Dr. Saller stellte seinen Impulsvortrag dabei unter die Leitfrage "Brauchen wir eine kommunale Europapolitik?" und ging hierzu zunächst auf die Integration der Kommunen in das Rechtssystem der Europäischen Union ein. Sofern die Solange-Bestimmungen des Bundesverfassungsgerichts eingehalten würden, genieße das EU-Recht einen Vorranganspruch auch gegenüber nationalem Verfassungsrecht. Die kommunale Selbstverwaltung sei jedoch formal nur im Grundgesetz über Art. 28 garantiert und Adressat der EU-Kommission zudem nur die 27 Mitgliedstaaten mit ihren heterogenen intrastaatlichen Strukturen. Die juristisch schwierige Position der Kommunen im europäischen Mehrebenensystem werde zusätzlich dadurch verstärkt, dass sich auf nationaler Ebene die deutschen Länder als Sachwalter der Kommunen betrachten.

Mit dem Vertrag von Lissabon werde die "Kommunalblindheit der Verträge" jedoch beendet und das kommunale Selbstverwaltungsrecht in Art. 4 Abs. 2 EUV erstmals primärrechtlich verankert sowie dem Ausschuss der Regionen ein Klagerecht bei Verstößen gegen das Subsidiaritätsprinzip eingeräumt. Diese verbesserte rechtliche Stellung der Kommunen war laut Dr. Saller auch überfällig, seien die Kommunen doch stark vom Handeln der EU in Form von Rechtsetzung und Förderprogrammen betroffen. Gerade vor dem Hintergrund einer stetigen Zunahme von Regulierungsdichte und Eingriffstiefe der EU-Rechtsakte brauche die EU-Kommission die Akteure vor Ort und deren Wissen zur Umsetzung ihrer Initiativen und müsse diese verstärkt einbinden. Als Beispiel für die europäische Dimension der Kommunalpolitik nannte der Referent das Monti-Paket und die Luftreinhaltstrategie der EU.
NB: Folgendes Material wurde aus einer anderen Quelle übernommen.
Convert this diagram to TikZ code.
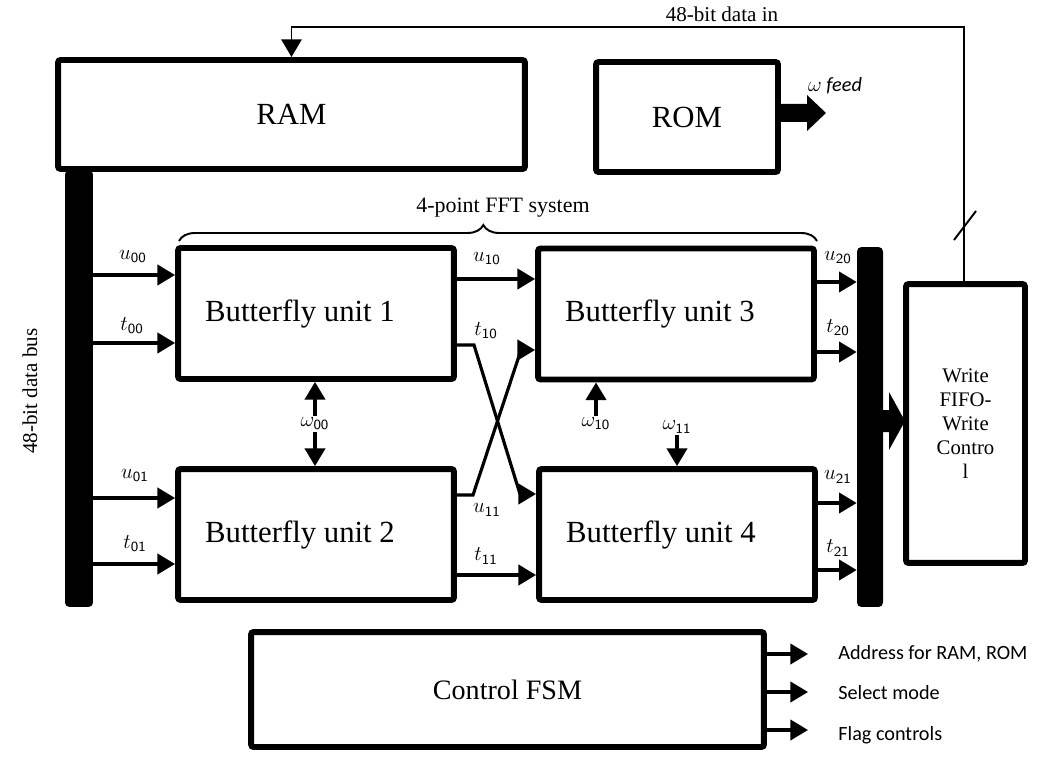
\documentclass[tikz,border=0pt]{standalone}
\usepackage{fontspec}
\setmainfont{Liberation Serif}
\newfontfamily\calibri{Carlito}
\usetikzlibrary{arrows.meta,decorations.pathreplacing}

\begin{document}
\begin{tikzpicture}[x=0.02cm,y=-0.02cm,>={Triangle[length=10pt,width=11.5pt]},
  box/.style={draw,line width=3.4pt,rounded corners=1.5pt,inner sep=0pt,font=\fontsize{17.5}{20}\selectfont},
  bus/.style={fill=black,rounded corners=2.5pt,inner sep=0pt},
  wire/.style={line width=1.8pt},
  thinwire/.style={line width=1.1pt},
  lbl/.style={font=\fontsize{12}{14}\selectfont,inner sep=1pt},
  note/.style={font=\calibri\fontsize{11.5}{13}\selectfont,anchor=west,inner sep=0pt}]

  \useasboundingbox (0,0) rectangle (1060,763);

  \node[bus,minimum width=0.56cm,minimum height=8.74cm] (lbus) at (79,388.5) {};
  \node[bus,minimum width=0.52cm,minimum height=7.2cm] (rbus) at (870,427) {};

  \node[box,minimum width=9.34cm,minimum height=2.18cm] (ram) at (291.5,114.5) {RAM};
  \node[box,minimum width=3.64cm,minimum height=2.2cm] (rom) at (687,117) {ROM};
  \node[box,minimum width=5.52cm,minimum height=2.62cm] (bu1) at (316,313.5) {\hspace*{-0.64cm}Butterfly unit 1};
  \node[box,minimum width=5.52cm,minimum height=2.62cm] (bu2) at (316,534.5) {\hspace*{-0.64cm}Butterfly unit 2};
  \node[box,minimum width=5.52cm,minimum height=2.62cm] (bu3) at (676,314) {\hspace*{-0.64cm}Butterfly unit 3};
  \node[box,minimum width=5.52cm,minimum height=2.62cm] (bu4) at (677,534.5) {\hspace*{-0.64cm}Butterfly unit 4};
  \node[box,minimum width=2.38cm,minimum height=5.58cm,align=center,font=\fontsize{11.8}{13.6}\selectfont] (fifo) at (965.5,423.5) {Write\\FIFO-\\Write\\Contro\\l};
  \node[box,minimum width=10.26cm,minimum height=2.3cm,font=\fontsize{16}{19}\selectfont] (fsm) at (507.5,689.5) {Control FSM};

  \node[font=\fontsize{12}{14}\selectfont] (ldin) at (722,14) {48-bit data in};
  \node[font=\fontsize{12.5}{14}\selectfont] (lfft) at (503,208) {4-point FFT system};
  \node[rotate=90,font=\fontsize{12}{14}\selectfont] (lbusl) at (30,391) {48-bit data bus};
  \node[font=\calibri\fontsize{11.5}{13}\selectfont] (lwf) at (835,86) {$\omega$ \textit{feed}};

  \node[lbl] (lu00) at (133,257) {$u_{\mathsf{00}}$};
  \node[lbl] (lt00) at (132,326) {$t_{\mathsf{00}}$};
  \node[lbl] (lu01) at (135,476) {$u_{\mathsf{01}}$};
  \node[lbl] (lt01) at (135,544) {$t_{\mathsf{01}}$};
  \node[lbl] (lu10) at (487,259) {$u_{\mathsf{10}}$};
  \node[lbl] (lt10) at (486,331) {$t_{\mathsf{10}}$};
  \node[lbl] (lu11) at (487,510) {$u_{\mathsf{11}}$};
  \node[lbl] (lt11) at (486,556) {$t_{\mathsf{11}}$};
  \node[lbl] (lu20) at (838,258) {$u_{\mathsf{20}}$};
  \node[lbl] (lt20) at (838,328) {$t_{\mathsf{20}}$};
  \node[lbl] (lu21) at (838,477) {$u_{\mathsf{21}}$};
  \node[lbl] (lt21) at (838,548) {$t_{\mathsf{21}}$};
  \node[lbl] (lw10) at (596,424) {$\omega_{\mathsf{10}}$};
  \node[lbl] (lw11) at (677,427) {$\omega_{\mathsf{11}}$};

  \node[note] (la1) at (838,654) {Address for RAM, ROM};
  \node[note] (la2) at (838,693) {Select mode};
  \node[note] (la3) at (838,735) {Flag controls};

  \coordinate (pu00) at (0,275);
  \coordinate (pt00) at (0,343);
  \coordinate (pu01) at (0,498);
  \coordinate (pt01) at (0,564);
  \coordinate (pu10) at (0,279);
  \coordinate (pt11) at (0,575);
  \coordinate (pu20) at (0,282);
  \coordinate (pt20) at (0,352);
  \coordinate (pu21) at (0,503);
  \coordinate (pt21) at (0,570);
  \coordinate (x1) at (474,345);
  \coordinate (x2) at (520,494);
  \coordinate (x3) at (473,495);
  \coordinate (x4) at (521,350);
  \coordinate (w00) at (315,424);
  \coordinate (din) at (964,27);
  \coordinate (br1) at (179,241);
  \coordinate (br2) at (817,241);
  \coordinate (o1) at (808,654);
  \coordinate (o2) at (808,692);
  \coordinate (o3) at (808,730);
  \coordinate (wf) at (781,113);
  \coordinate (ba) at (883,421);

  \path[wire,->]
    (lbus.east |- pu00) edge (bu1.west |- pu00)
    (lbus.east |- pt00) edge (bu1.west |- pt00)
    (lbus.east |- pu01) edge (bu2.west |- pu01)
    (lbus.east |- pt01) edge (bu2.west |- pt01)
    (bu1.east |- pu10) edge (bu3.west |- pu10)
    (bu2.east |- pt11) edge (bu4.west |- pt11)
    (bu3.east |- pu20) edge (rbus.west |- pu20)
    (bu3.east |- pt20) edge (rbus.west |- pt20)
    (bu4.east |- pu21) edge (rbus.west |- pu21)
    (bu4.east |- pt21) edge (rbus.west |- pt21)
    (fsm.east |- o1) edge (o1)
    (fsm.east |- o2) edge (o2)
    (fsm.east |- o3) edge (o3);

  \draw[wire,->] (bu1.east |- x1) -- (x1) -- (x2) -- (bu4.west |- x2);
  \draw[wire,->] (bu2.east |- x3) -- (x3) -- (x4) -- (bu3.west |- x4);

  \draw[wire,<->] (bu1.south -| w00) -- (bu2.north -| w00);
  \node[lbl,fill=white] (lw00) at (w00) {$\omega_{\mathsf{00}}$};
  \draw[wire,->] (lw10.north) -- (lw10.north |- bu3.south);
  \draw[wire,->] (lw11.south) -- (lw11.south |- bu4.north);

  \draw[thinwire,->] (fifo.north -| din) -- (din) -- (din -| ram.north) -- (ram.north);
  \draw[thinwire] (954,240) -- (976,211);
  \draw[thinwire,decorate,decoration={brace,amplitude=0.32cm,aspect=0.477}] (br1) -- (br2);

  \fill (wf) ++(0,-9) -- ++(26,0) -- ++(0,-9) -- ++(19,18) -- ++(-19,18) -- ++(0,-9) -- ++(-26,0) -- cycle;
  \fill (ba) ++(0,-11) -- ++(6,0) -- ++(0,-18) -- ++(16,29) -- ++(-16,29) -- ++(0,-18) -- ++(-6,0) -- cycle;

\end{tikzpicture}
\end{document}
In Bezug auf die Mitwirkungsmöglichkeiten der Kommunen hob Dr. Saller vor allem den direkten Kontakt zu den Institutionen und Akteuren auf EU-Ebene sowie Städtenetzwerke wie EUROCITIES hervor. Außerdem suche die Stadt München bei der Wahrnehmung ihrer Interessen je nach Themen- und Politikfeld stets auch nach verbündeten Kommunen in Deutschland und Europa. Allgemein sei es aufgrund der heterogenen Interessenslagen und Strukturen innerhalb der Union jedoch sehr schwierig, eigene Positionen wirksam zu vertreten. Die Kommunen seien nur ein Akteur unter vielen und ihre formalen Mitwirkungsrechte äußerst beschränkt. Auch deshalb liege der methodische Schwerpunkt der Interessenvertretung Münchens auf den Bereichen Information, Lobbying und Marketing.

Herr Saller schloss seinen Vortrag mit dem Hinweis auf zwei zentrale Aufgaben für die Zukunft: Zum einen gelte es, die Kooperation mit Akteuren anderer Ebenen, wie beispielsweise dem Freistaat Bayern, weiter auszubauen und zu stärken. Zum anderen müsse eine Gesamtstrategie für die Europaarbeit der Kommunen erarbeitet werden.